GIVEN INSTRUCTION.
Repeat all the material exactly; pictures stay out of your copy.

SOURCE EXCERPT.
>> BEGIN

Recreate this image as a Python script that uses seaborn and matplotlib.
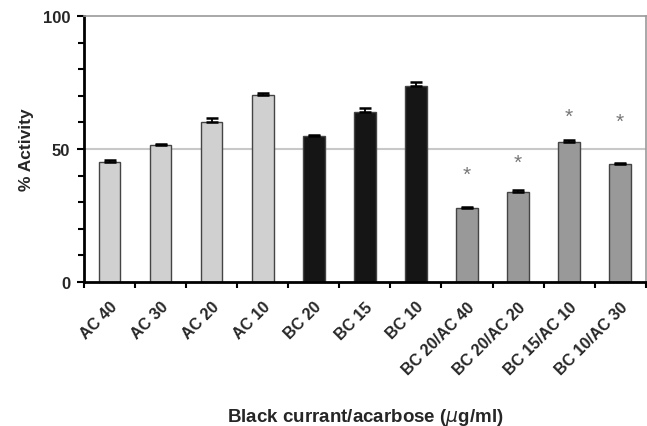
import numpy as np
import pandas as pd
import matplotlib
matplotlib.use("Agg")
import matplotlib.pyplot as plt
import matplotlib.transforms as mtransforms
import seaborn as sns

categories = ["AC 40", "AC 30", "AC 20", "AC 10", "BC 20", "BC 15", "BC 10",
              "BC 20/AC 40", "BC 20/AC 20", "BC 15/AC 10", "BC 10/AC 30"]
activity = [45.2, 51.6, 60.3, 70.2, 54.9, 63.8, 73.8, 27.9, 33.9, 52.5, 44.4]
sem = [0.8, 0.4, 1.2, 1.0, 0.5, 1.7, 1.6, 0.3, 0.8, 1.1, 0.5]
groups = ["AC"] * 4 + ["BC"] * 3 + ["BC/AC"] * 4
significant = [False] * 7 + [True] * 4
star_level = [None] * 7 + [40.6, 45.1, 62.5, 60.5]
yticks = [0, 50, 100]

group_colors = {"AC": "#d0d0d0", "BC": "#151515", "BC/AC": "#999999"}

sns.set_style("white")
plt.rcParams["font.family"] = ["Liberation Sans", "DejaVu Sans"]

df = pd.DataFrame({"cat": categories, "val": activity, "grp": groups})

fig = plt.figure(figsize=(6.47, 4.27), dpi=100)
ax = fig.add_axes([0.13, 0.337, 0.868, 0.623])

# reference line at 50 %
ax.axhline(50, color="#c8c8c8", lw=1.5, zorder=0)

sns.barplot(data=df, x="cat", y="val", hue="grp", palette=group_colors,
            width=0.42, dodge=False, edgecolor="#444444", linewidth=1.0,
            legend=False, ax=ax, zorder=2)

x = np.arange(len(categories))
ax.errorbar(x, activity, yerr=[np.zeros(len(sem)), sem], fmt="none",
            ecolor="black", elinewidth=1.3, capsize=4, capthick=1.8, zorder=3)

for xi, lvl, sig in zip(x, star_level, significant):
    if sig:
        ax.text(xi, lvl, "*", ha="center", va="center", fontsize=15,
                color="#777777")

ax.set_xlim(-0.5, len(categories) - 0.5)
ax.set_ylim(0, 100)
ax.set_yticks(yticks)
ax.set_yticks(np.arange(0, 101, 10), minor=True)
ax.set_yticklabels([str(t) for t in yticks], fontsize=12, fontweight="bold")
ax.set_xticks(np.arange(-0.5, len(categories) + 0.5, 1), minor=True)
ax.set_xticks(x)
ax.set_xticklabels(categories, rotation=45, ha="right",
                   rotation_mode="anchor", fontsize=11.5, fontweight="bold")
shift = mtransforms.ScaledTranslation(-7 / 100, 0, fig.dpi_scale_trans)
for lbl in ax.get_xticklabels():
    lbl.set_transform(lbl.get_transform() + shift)
ax.tick_params(axis="x", which="major", length=0, pad=12)
ax.tick_params(axis="x", which="minor", length=4, width=1.5, direction="out",
               color="black", bottom=True)
ax.tick_params(axis="y", which="both", direction="out", width=1.5,
               color="black", left=True)
ax.tick_params(axis="y", which="major", length=5, pad=5)
ax.tick_params(axis="y", which="minor", length=4)

for side in ("left", "bottom"):
    ax.spines[side].set_color("black")
    ax.spines[side].set_linewidth(2)
for side in ("top", "right"):
    ax.spines[side].set_visible(True)
    ax.spines[side].set_color("#999999")
    ax.spines[side].set_linewidth(1.2)

ax.set_ylabel("% Activity", fontsize=12.5, fontweight="bold", labelpad=6)
ax.set_xlabel(r"Black currant/acarbose ($\mu$g/ml)", fontsize=13.5,
              fontweight="bold", labelpad=21)

fig.savefig("out.png", dpi=100)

>> END

ANSWER TO THE TASK.
Recreate this image as a Python script that uses seaborn and matplotlib.
import numpy as np
import pandas as pd
import matplotlib
matplotlib.use("Agg")
import matplotlib.pyplot as plt
import matplotlib.transforms as mtransforms
import seaborn as sns

categories = ["AC 40", "AC 30", "AC 20", "AC 10", "BC 20", "BC 15", "BC 10",
              "BC 20/AC 40", "BC 20/AC 20", "BC 15/AC 10", "BC 10/AC 30"]
activity = [45.2, 51.6, 60.3, 70.2, 54.9, 63.8, 73.8, 27.9, 33.9, 52.5, 44.4]
sem = [0.8, 0.4, 1.2, 1.0, 0.5, 1.7, 1.6, 0.3, 0.8, 1.1, 0.5]
groups = ["AC"] * 4 + ["BC"] * 3 + ["BC/AC"] * 4
significant = [False] * 7 + [True] * 4
star_level = [None] * 7 + [40.6, 45.1, 62.5, 60.5]
yticks = [0, 50, 100]

group_colors = {"AC": "#d0d0d0", "BC": "#151515", "BC/AC": "#999999"}

sns.set_style("white")
plt.rcParams["font.family"] = ["Liberation Sans", "DejaVu Sans"]

df = pd.DataFrame({"cat": categories, "val": activity, "grp": groups})

fig = plt.figure(figsize=(6.47, 4.27), dpi=100)
ax = fig.add_axes([0.13, 0.337, 0.868, 0.623])

# reference line at 50 %
ax.axhline(50, color="#c8c8c8", lw=1.5, zorder=0)

sns.barplot(data=df, x="cat", y="val", hue="grp", palette=group_colors,
            width=0.42, dodge=False, edgecolor="#444444", linewidth=1.0,
            legend=False, ax=ax, zorder=2)

x = np.arange(len(categories))
ax.errorbar(x, activity, yerr=[np.zeros(len(sem)), sem], fmt="none",
            ecolor="black", elinewidth=1.3, capsize=4, capthick=1.8, zorder=3)

for xi, lvl, sig in zip(x, star_level, significant):
    if sig:
        ax.text(xi, lvl, "*", ha="center", va="center", fontsize=15,
                color="#777777")

ax.set_xlim(-0.5, len(categories) - 0.5)
ax.set_ylim(0, 100)
ax.set_yticks(yticks)
ax.set_yticks(np.arange(0, 101, 10), minor=True)
ax.set_yticklabels([str(t) for t in yticks], fontsize=12, fontweight="bold")
ax.set_xticks(np.arange(-0.5, len(categories) + 0.5, 1), minor=True)
ax.set_xticks(x)
ax.set_xticklabels(categories, rotation=45, ha="right",
                   rotation_mode="anchor", fontsize=11.5, fontweight="bold")
shift = mtransforms.ScaledTranslation(-7 / 100, 0, fig.dpi_scale_trans)
for lbl in ax.get_xticklabels():
    lbl.set_transform(lbl.get_transform() + shift)
ax.tick_params(axis="x", which="major", length=0, pad=12)
ax.tick_params(axis="x", which="minor", length=4, width=1.5, direction="out",
               color="black", bottom=True)
ax.tick_params(axis="y", which="both", direction="out", width=1.5,
               color="black", left=True)
ax.tick_params(axis="y", which="major", length=5, pad=5)
ax.tick_params(axis="y", which="minor", length=4)

for side in ("left", "bottom"):
    ax.spines[side].set_color("black")
    ax.spines[side].set_linewidth(2)
for side in ("top", "right"):
    ax.spines[side].set_visible(True)
    ax.spines[side].set_color("#999999")
    ax.spines[side].set_linewidth(1.2)

ax.set_ylabel("% Activity", fontsize=12.5, fontweight="bold", labelpad=6)
ax.set_xlabel(r"Black currant/acarbose ($\mu$g/ml)", fontsize=13.5,
              fontweight="bold", labelpad=21)

fig.savefig("out.png", dpi=100)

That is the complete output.